_Objective_
Beginning with the first line, set down every line through the one containing "(0,0) rectangle (1183,914);", exactly as it appears, but not the pictures.

_Information shown_
__________________________________________________

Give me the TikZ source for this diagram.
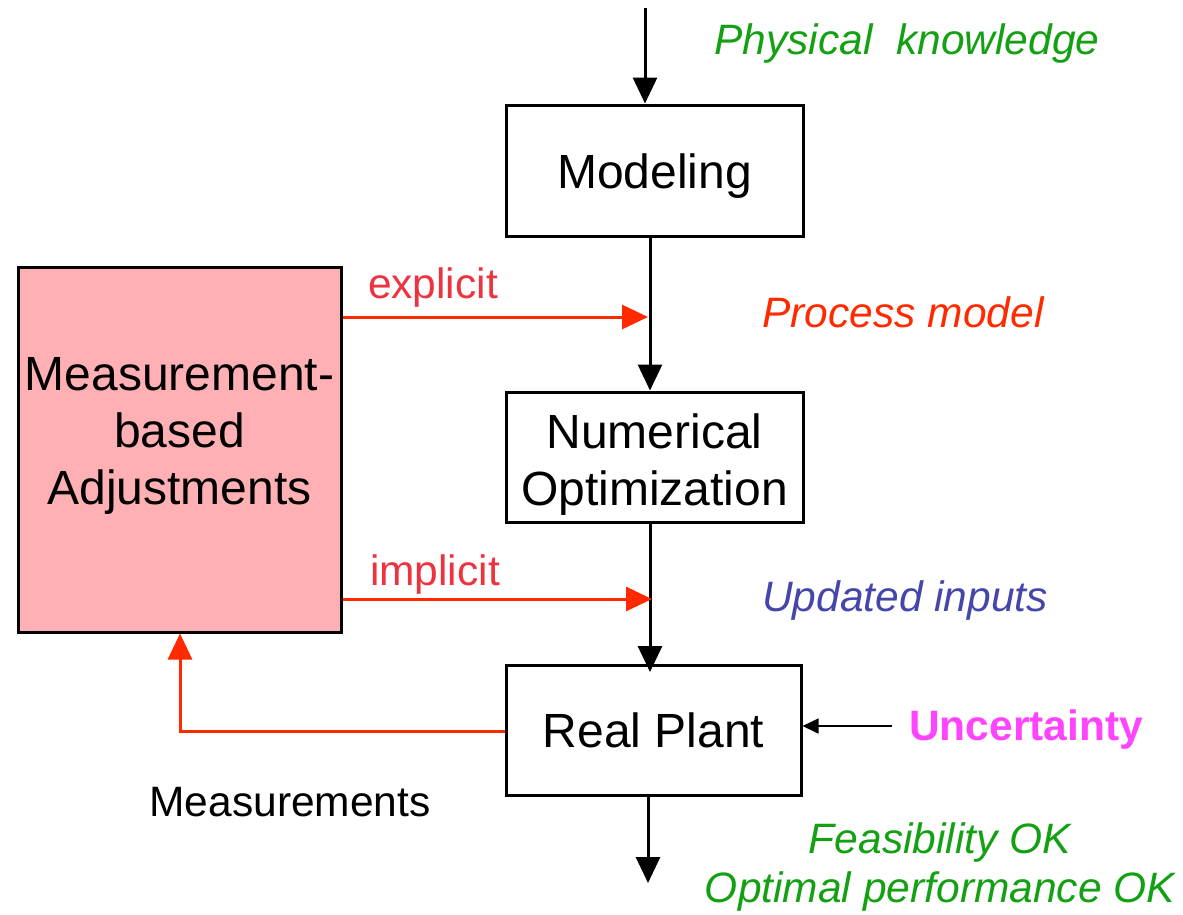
\documentclass[tikz,border=0pt]{standalone}
\usepackage{fontspec}
\setmainfont{Liberation Sans}
\usetikzlibrary{arrows.meta}
\definecolor{kgreen}{HTML}{13A013}
\definecolor{kred}{HTML}{FF2A00}
\definecolor{kredtext}{HTML}{EE3340}
\definecolor{kblue}{HTML}{4545AA}
\definecolor{kmagenta}{HTML}{FF44FF}
\definecolor{kpink}{HTML}{FFB0B4}
\tikzset{
  block/.style={draw=black, line width=3pt, align=center},
  big/.style={font=\fontsize{48}{57}\selectfont, align=center},
  flow/.style={line width=3pt, -{Triangle[length=26pt,width=24pt]}},
  redflow/.style={flow, draw=kred, -{Triangle[length=26pt,width=24pt,fill=kred]}, color=kred},
  small/.style={font=\fontsize{42.5}{50}\selectfont},
  note/.style={font=\fontsize{42.5}{50}\selectfont\itshape, align=center},
}
\begin{document}
\begin{tikzpicture}[x=1pt,y=-1pt]
\useasboundingbox (0,0) rectangle (1183,914);

% blocks
\node[block, minimum width=297pt, minimum height=131pt] (model) at (654.5,170.5) {};
\node[big] (modeltext) at (654.5,176) {Modeling};
\node[block, minimum width=297pt, minimum height=130pt] (opt) at (654.5,457) {};
\node[big] (opttext) at (654.5,465) {Numerical\\Optimization};
\node[block, big, minimum width=295pt, minimum height=130pt] (plant) at (653.5,730) {Real Plant};
\node[block, fill=kpink, minimum width=323pt, minimum height=365pt] (adj) at (179.5,449.5) {};
\node[big] (adjtext) at (179.5,436) {Measurement-\\based\\Adjustments};

% free ends
\coordinate (top) at (645,8);
\coordinate (bottom) at (648,883);
\coordinate (expl) at (648,317);
\coordinate (impl) at (652,599);
\coordinate (corner) at (180,731);
\coordinate (unc) at (892,726);

% main flow
\draw[flow] (top) -- (top |- model.north);
\draw[flow] (model.south -| 650,0) -- (opt.north -| 650,0);
\draw[flow] (opt.south -| 650,0) -- (650,672);
\draw[flow] (plant.south -| bottom) -- (bottom);

% adjustments
\draw[redflow] (adj.east |- expl) -- (expl);
\draw[redflow] (adj.east |- impl) -- (impl);
\draw[redflow] (plant.west |- corner) -- (corner) -- (corner |- adj.south);

% disturbance
\draw[line width=1.6pt, -{Triangle[length=16pt,width=15pt]}] (unc) -- (plant.east |- unc);

% labels
\node[note, text=kgreen] (phys) at (907,44) {Physical\ \ knowledge};
\node[note, text=kred] (pm) at (903,312) {Process model};
\node[note, text=kblue] (ui) at (905,600) {Updated inputs};
\node[small, font=\fontsize{42.5}{50}\selectfont\bfseries, text=kmagenta] (uncl) at (1026,729) {Uncertainty};
\node[note, text=kgreen] (ok1) at (940,842) {Feasibility OK};
\node[note, text=kgreen] (ok2) at (940,891) {Optimal performance OK};
\node[small] (meas) at (290,802) {Measurements};
\node[small, text=kredtext] (ex) at (433,288) {explicit};
\node[small, text=kredtext] (im) at (435,574) {implicit};
\end{tikzpicture}
\end{document}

__________________________________________________

_Solution_
Give me the TikZ source for this diagram.
\documentclass[tikz,border=0pt]{standalone}
\usepackage{fontspec}
\setmainfont{Liberation Sans}
\usetikzlibrary{arrows.meta}
\definecolor{kgreen}{HTML}{13A013}
\definecolor{kred}{HTML}{FF2A00}
\definecolor{kredtext}{HTML}{EE3340}
\definecolor{kblue}{HTML}{4545AA}
\definecolor{kmagenta}{HTML}{FF44FF}
\definecolor{kpink}{HTML}{FFB0B4}
\tikzset{
  block/.style={draw=black, line width=3pt, align=center},
  big/.style={font=\fontsize{48}{57}\selectfont, align=center},
  flow/.style={line width=3pt, -{Triangle[length=26pt,width=24pt]}},
  redflow/.style={flow, draw=kred, -{Triangle[length=26pt,width=24pt,fill=kred]}, color=kred},
  small/.style={font=\fontsize{42.5}{50}\selectfont},
  note/.style={font=\fontsize{42.5}{50}\selectfont\itshape, align=center},
}
\begin{document}
\begin{tikzpicture}[x=1pt,y=-1pt]
\useasboundingbox (0,0) rectangle (1183,914);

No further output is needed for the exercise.